Replacing Social Security With Carbon Taxes

March 16, 2009

Hendrik Hertzberg gets stuck in to the fiscal-policy debate this week, with a proposal to essentially abolish payroll taxes and replace them with various sorts of carbon and consumption taxes. It’s not a bad idea: payroll taxes are horribly regressive, and, as Hertzberg notes, they actually exceed income taxes for three quarters of the US population.

Hertzberg does his best to paint this proposal as having bipartisan support, but political realities in Washington mean that Congressional Republicans would never actually vote for it. It’s certainly ambitious: it would not only introduce a large-scale carbon tax but would also essentially abolish the idea of individual Social Security accounts. Given that radical Social Security reform and carbon taxes both lie on the outer edge of the politically feasible, doing both at once seems needlessly ambitious.

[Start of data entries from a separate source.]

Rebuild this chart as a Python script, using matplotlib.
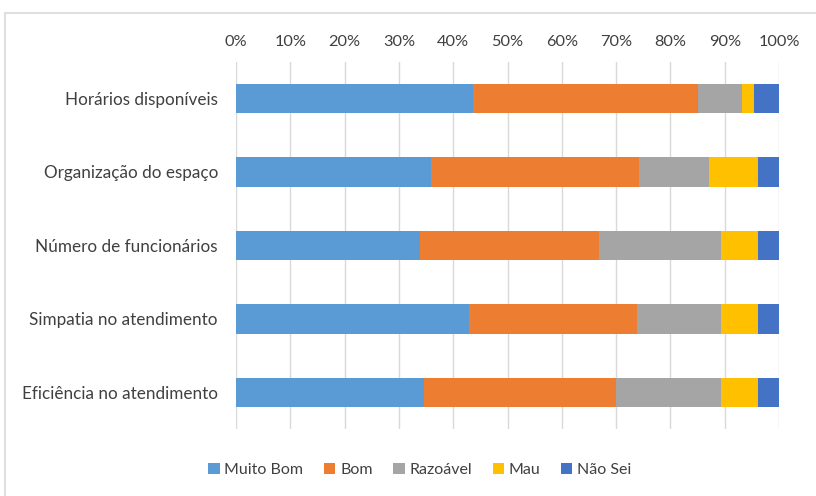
import matplotlib
matplotlib.use("Agg")
import matplotlib.pyplot as plt
from matplotlib.patches import Rectangle
import numpy as np

categories = ["Horários disponíveis", "Organização do espaço", "Número de funcionários",
              "Simpatia no atendimento", "Eficiência no atendimento"]
series_names = ["Muito Bom", "Bom", "Razoável", "Mau", "Não Sei"]
muito_bom = [43.7, 36.0, 33.9, 42.9, 34.6]
bom = [41.3, 38.3, 33.0, 30.9, 35.3]
razoavel = [8.2, 12.9, 22.4, 15.5, 19.4]
mau = [2.2, 9.0, 6.9, 6.9, 6.9]
nao_sei = [4.6, 3.8, 3.8, 3.8, 3.8]
colors = ["#5B9BD5", "#ED7D31", "#A5A5A5", "#FFC000", "#4472C4"]
xticks = list(range(0, 101, 10))

plt.rcParams['font.family'] = ['Lato', 'DejaVu Sans']

fig = plt.figure(figsize=(8.16, 4.96), dpi=100)
fig.patches.append(Rectangle((5/816, -0.1), 1.2, 1 - 13/496 + 0.1, transform=fig.transFigure,
                             fill=False, edgecolor="#D9D9D9", linewidth=1.2, zorder=0))
ax = fig.add_axes([236/816, 1 - 429.3/496, (779 - 236)/816, (429.3 - 61.5)/496])

y = np.arange(len(categories))
left = np.zeros(len(categories))
for name, vals, c in zip(series_names, [muito_bom, bom, razoavel, mau, nao_sei], colors):
    vals = np.array(vals)
    ax.barh(y, vals, left=left, height=0.4, color=c, label=name, zorder=3)
    left += vals

ax.set_xlim(0, 100)
ax.set_ylim(len(categories) - 0.5, -0.5)
ax.set_yticks(y)
ax.set_yticklabels(categories, fontsize=12.3)
ax.set_xticks(xticks)
ax.set_xticklabels([f"{v}%" for v in xticks], fontsize=11.8)
ax.xaxis.tick_top()
ax.tick_params(axis='both', length=0, labelcolor="#404040")
ax.tick_params(axis='x', pad=9)
ax.tick_params(axis='y', pad=13)
ax.grid(axis='x', color="#D9D9D9", linewidth=1.0, zorder=0)
for s in ax.spines.values():
    s.set_visible(False)

leg = fig.legend(loc='center', bbox_to_anchor=(420/816, 1 - 470/496), ncol=5, frameon=False,
                 fontsize=11.5, handlelength=0.7, handleheight=0.7, handletextpad=0.3,
                 columnspacing=1.3)
for t in leg.get_texts():
    t.set_color("#404040")

fig.savefig("out.png", dpi=100)
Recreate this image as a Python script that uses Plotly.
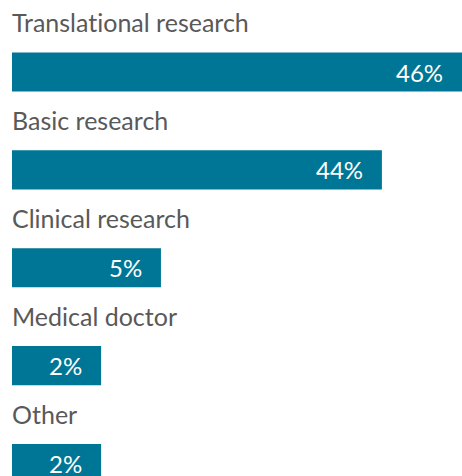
import plotly.graph_objects as go

categories = ["Translational research", "Basic research", "Clinical research", "Medical doctor", "Other"]
pct_labels = ["46%", "44%", "5%", "2%", "2%"]
# bar lengths as drawn in the picture (0-100 scale across the plotting width)
bar_lengths = [100, 82.2, 33.1, 19.8, 19.8]

BAR_COLOR = "#007696"
TEXT_COLOR = "#595959"
FONT = "Lato, 'Open Sans', sans-serif"

fig = go.Figure()
fig.add_trace(go.Bar(
    x=bar_lengths,
    y=categories,
    orientation="h",
    marker=dict(color=BAR_COLOR, line=dict(width=0)),
    width=0.4,
    hoverinfo="skip",
))

for cat, val, lab in zip(categories, bar_lengths, pct_labels):
    fig.add_annotation(
        x=val, y=cat, xref="x", yref="y",
        text=lab, showarrow=False,
        xanchor="right", yanchor="middle", xshift=-17,
        font=dict(family=FONT, size=24, color="white"),
    )
    fig.add_annotation(
        x=0, y=cat, xref="x", yref="y",
        text='<span style="font-variant-ligatures:none">' + cat + '</span>',
        showarrow=False,
        xanchor="left", yanchor="middle", yshift=50, xshift=-2,
        font=dict(family=FONT, size=25, color=TEXT_COLOR),
    )

fig.update_layout(
    width=462, height=476,
    margin=dict(l=12, r=0, t=0, b=0),
    paper_bgcolor="white", plot_bgcolor="white",
    showlegend=False,
    xaxis=dict(range=[0, 100], visible=False, fixedrange=True),
    yaxis=dict(range=[4.127, -0.7355], visible=False, type="category",
               categoryorder="array", categoryarray=categories, fixedrange=True),
)

fig.write_html("out.html", config={"displayModeBar": False})
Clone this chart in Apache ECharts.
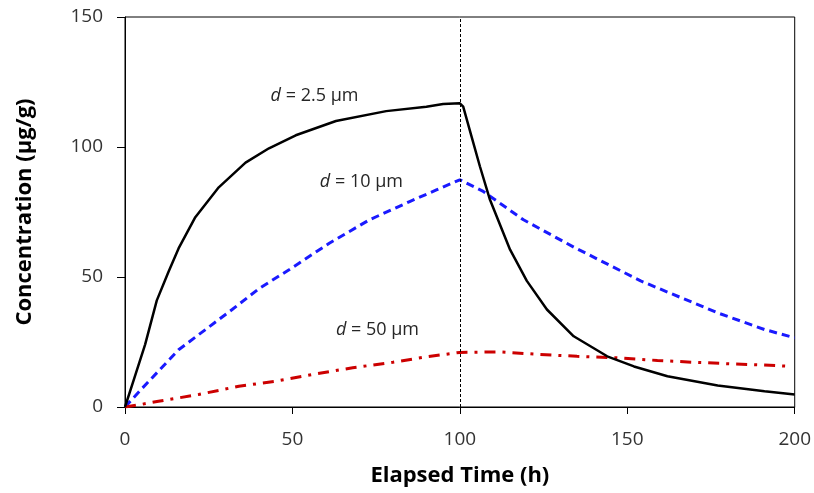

But as Rahm Emanuel has famously said, a crisis is a terrible thing to waste, and if this kind of major fiscal-policy reform can ever be implemented, now is surely the time. The trick, I think, would be to connect it more directly to the crisis we’re now facing: Hertzberg’s arguments could have been made — and, indeed, have been made — at any point over the past 20 years. If the Obama administration can compelling present this kind of fiscal reform as a smart response to this particular crisis, then maybe it has a glimmer of hope.